## WHAT YOU WILL DO
In the listing below, locate the line with "Give me the" and the line with "Chart.register(...registerables);", then output both and everything between them exactly, minus any pictures.

## SUPPLIED INFORMATION

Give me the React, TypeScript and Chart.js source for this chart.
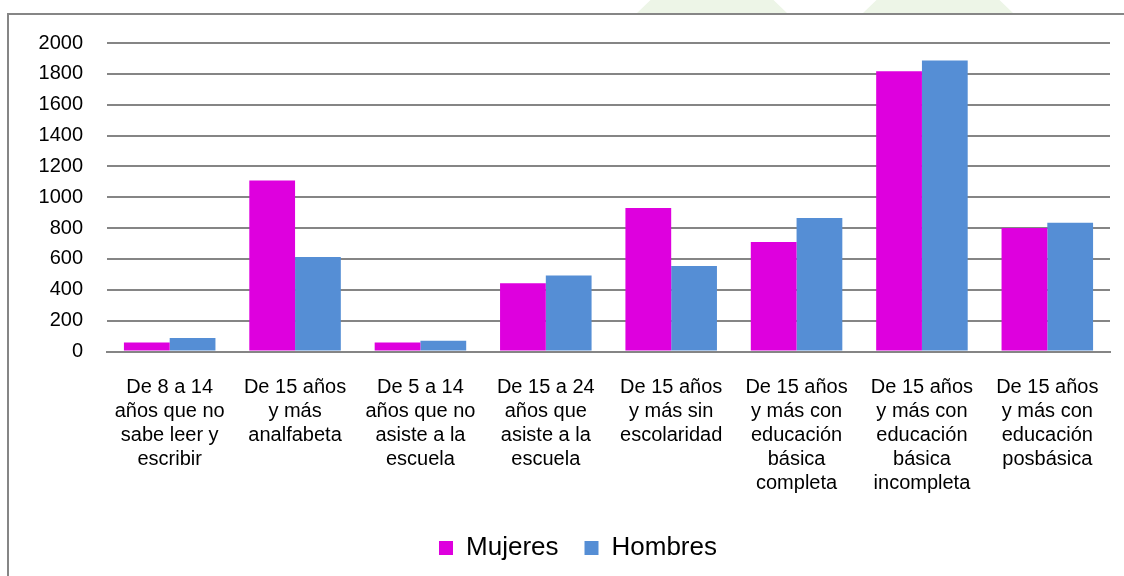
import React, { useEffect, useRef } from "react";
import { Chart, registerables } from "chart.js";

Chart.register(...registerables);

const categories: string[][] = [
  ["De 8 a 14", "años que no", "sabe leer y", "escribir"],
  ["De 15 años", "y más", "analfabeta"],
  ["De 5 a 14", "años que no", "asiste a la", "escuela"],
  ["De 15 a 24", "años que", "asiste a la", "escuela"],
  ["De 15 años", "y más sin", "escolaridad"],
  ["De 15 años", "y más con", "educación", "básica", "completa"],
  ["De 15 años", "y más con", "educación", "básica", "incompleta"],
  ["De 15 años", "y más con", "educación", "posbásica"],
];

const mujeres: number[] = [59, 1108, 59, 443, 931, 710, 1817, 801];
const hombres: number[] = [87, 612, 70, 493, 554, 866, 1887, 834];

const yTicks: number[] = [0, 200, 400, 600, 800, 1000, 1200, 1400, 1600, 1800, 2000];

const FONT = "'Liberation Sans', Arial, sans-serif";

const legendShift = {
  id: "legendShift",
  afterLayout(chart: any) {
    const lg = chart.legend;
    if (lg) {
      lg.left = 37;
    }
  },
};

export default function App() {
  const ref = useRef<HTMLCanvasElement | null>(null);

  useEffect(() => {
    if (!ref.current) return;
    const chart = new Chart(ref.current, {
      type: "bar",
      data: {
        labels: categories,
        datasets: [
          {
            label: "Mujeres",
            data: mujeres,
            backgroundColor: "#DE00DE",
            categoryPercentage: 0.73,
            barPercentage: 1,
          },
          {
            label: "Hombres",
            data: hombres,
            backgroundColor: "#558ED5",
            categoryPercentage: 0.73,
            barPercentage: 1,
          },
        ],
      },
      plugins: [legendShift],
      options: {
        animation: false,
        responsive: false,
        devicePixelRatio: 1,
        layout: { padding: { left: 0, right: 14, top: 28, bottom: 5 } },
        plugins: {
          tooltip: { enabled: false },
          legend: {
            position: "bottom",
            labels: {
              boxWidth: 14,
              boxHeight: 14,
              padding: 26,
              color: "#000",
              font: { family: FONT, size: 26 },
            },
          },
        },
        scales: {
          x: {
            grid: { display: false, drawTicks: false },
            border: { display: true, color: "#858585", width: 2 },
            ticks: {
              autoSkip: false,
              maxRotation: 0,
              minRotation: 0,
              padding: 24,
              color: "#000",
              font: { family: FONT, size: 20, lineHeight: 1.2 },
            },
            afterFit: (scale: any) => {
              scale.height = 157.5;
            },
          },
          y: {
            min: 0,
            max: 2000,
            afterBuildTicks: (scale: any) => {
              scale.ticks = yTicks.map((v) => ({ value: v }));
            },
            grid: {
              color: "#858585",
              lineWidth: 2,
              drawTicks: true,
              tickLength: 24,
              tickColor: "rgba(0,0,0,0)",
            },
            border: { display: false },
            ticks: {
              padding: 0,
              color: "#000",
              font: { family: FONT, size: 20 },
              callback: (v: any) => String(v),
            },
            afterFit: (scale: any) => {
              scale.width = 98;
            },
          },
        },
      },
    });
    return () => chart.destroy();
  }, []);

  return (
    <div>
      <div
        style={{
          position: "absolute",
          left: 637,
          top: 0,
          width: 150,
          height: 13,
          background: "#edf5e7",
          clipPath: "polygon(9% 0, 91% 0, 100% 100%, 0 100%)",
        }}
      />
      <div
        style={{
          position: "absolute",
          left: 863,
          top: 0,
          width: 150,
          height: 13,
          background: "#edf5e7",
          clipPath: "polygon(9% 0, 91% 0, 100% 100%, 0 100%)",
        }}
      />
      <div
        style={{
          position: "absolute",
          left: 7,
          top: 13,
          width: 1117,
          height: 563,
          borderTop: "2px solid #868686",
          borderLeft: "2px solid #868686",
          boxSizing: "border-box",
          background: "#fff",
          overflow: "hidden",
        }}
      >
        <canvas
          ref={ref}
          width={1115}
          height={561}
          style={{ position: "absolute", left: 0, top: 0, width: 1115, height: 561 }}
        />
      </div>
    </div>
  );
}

==

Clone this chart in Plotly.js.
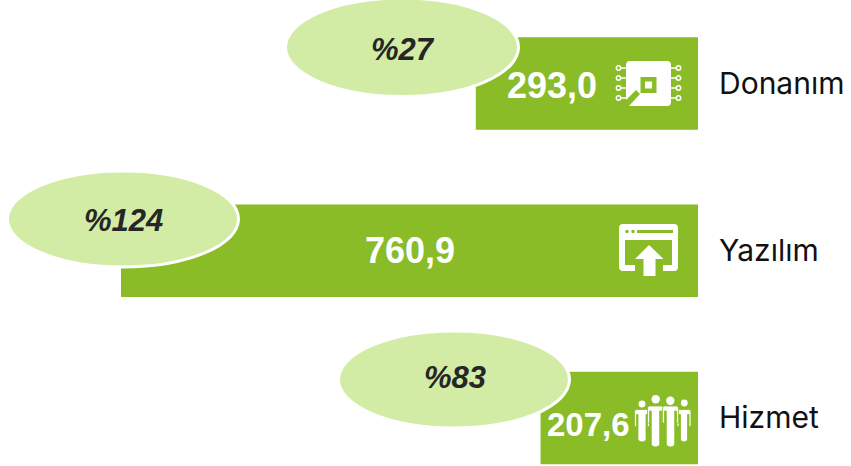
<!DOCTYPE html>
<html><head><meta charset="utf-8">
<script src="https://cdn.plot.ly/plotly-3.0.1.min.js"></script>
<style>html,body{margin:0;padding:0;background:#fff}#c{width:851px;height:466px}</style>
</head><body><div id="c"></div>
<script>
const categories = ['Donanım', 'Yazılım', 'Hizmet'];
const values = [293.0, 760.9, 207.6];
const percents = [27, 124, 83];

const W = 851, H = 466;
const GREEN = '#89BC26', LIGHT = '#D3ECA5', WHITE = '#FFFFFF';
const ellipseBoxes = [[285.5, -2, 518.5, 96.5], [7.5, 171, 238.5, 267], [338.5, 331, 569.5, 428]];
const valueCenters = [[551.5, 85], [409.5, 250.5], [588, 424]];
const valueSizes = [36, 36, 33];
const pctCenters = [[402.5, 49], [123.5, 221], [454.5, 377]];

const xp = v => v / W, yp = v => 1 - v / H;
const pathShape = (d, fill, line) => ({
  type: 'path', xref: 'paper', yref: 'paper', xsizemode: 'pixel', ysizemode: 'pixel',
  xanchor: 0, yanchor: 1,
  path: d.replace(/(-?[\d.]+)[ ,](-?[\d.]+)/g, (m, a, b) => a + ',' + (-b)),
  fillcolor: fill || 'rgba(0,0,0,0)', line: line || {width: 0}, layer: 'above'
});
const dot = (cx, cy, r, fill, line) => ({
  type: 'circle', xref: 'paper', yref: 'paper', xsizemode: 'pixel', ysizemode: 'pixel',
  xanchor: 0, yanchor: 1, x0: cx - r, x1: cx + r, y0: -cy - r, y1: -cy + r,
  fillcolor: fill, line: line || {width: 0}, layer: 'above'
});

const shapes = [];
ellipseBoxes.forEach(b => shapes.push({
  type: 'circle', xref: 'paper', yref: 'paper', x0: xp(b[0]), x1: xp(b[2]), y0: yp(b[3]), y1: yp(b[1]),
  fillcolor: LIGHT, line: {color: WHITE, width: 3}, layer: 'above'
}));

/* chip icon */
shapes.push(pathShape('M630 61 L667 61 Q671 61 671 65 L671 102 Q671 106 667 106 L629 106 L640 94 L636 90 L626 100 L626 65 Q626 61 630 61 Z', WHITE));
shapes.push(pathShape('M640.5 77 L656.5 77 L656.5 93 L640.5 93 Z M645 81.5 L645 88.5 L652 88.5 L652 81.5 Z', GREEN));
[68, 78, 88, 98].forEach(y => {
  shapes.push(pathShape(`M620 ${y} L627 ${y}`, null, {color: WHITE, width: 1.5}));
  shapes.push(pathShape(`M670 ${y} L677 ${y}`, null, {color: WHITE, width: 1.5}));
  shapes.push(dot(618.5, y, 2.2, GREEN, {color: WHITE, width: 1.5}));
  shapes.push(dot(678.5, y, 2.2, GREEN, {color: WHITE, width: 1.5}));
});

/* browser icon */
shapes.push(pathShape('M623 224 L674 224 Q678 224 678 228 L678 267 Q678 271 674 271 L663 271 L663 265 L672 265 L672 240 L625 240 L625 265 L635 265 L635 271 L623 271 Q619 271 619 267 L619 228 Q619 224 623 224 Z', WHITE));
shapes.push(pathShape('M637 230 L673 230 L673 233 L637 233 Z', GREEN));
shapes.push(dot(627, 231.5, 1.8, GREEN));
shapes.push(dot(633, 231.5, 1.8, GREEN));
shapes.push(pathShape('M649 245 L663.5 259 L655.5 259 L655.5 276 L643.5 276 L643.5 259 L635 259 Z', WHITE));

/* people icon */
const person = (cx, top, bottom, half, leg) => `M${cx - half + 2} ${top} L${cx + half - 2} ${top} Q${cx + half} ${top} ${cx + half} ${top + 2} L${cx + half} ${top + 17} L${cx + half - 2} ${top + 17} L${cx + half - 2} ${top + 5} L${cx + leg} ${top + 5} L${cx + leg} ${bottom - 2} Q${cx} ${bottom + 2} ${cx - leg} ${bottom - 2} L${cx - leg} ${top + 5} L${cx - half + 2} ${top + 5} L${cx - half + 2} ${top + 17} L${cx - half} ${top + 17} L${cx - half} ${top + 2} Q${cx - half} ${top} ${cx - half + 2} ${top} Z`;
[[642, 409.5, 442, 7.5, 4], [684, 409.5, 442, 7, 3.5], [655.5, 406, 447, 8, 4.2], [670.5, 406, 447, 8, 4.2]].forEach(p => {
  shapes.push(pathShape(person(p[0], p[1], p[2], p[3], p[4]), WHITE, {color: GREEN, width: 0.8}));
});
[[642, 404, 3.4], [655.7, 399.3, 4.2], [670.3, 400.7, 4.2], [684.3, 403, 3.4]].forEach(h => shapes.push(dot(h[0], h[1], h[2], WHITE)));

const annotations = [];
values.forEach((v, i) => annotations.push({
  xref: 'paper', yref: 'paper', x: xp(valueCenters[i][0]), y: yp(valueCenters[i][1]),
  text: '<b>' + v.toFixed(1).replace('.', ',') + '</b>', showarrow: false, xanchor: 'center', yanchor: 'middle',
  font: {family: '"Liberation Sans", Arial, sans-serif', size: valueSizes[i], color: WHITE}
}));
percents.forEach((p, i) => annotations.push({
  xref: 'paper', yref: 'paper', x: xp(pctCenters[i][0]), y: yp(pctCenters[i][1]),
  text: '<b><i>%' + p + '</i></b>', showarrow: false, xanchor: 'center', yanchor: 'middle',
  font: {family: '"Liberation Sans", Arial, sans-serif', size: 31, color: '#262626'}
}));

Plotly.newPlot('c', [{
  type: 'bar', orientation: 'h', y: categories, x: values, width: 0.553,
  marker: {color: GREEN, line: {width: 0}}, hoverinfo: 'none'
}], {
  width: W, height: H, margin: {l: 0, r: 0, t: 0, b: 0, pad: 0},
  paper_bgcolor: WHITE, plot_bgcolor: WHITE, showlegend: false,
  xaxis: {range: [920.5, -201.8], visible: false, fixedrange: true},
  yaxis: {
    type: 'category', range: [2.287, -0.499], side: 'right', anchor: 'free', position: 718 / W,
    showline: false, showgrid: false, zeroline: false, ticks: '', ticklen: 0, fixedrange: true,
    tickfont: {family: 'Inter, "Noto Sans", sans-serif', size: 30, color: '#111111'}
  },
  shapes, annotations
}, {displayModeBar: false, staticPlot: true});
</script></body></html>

...

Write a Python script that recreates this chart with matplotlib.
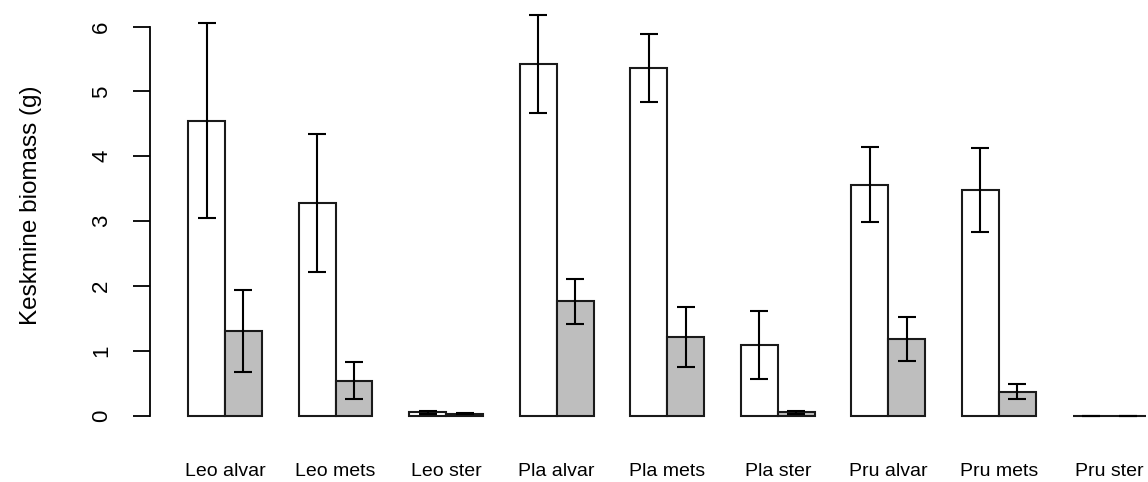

## CORRECT OUTPUT
Give me the React, TypeScript and Chart.js source for this chart.
import React, { useEffect, useRef } from "react";
import { Chart, registerables } from "chart.js";

Chart.register(...registerables);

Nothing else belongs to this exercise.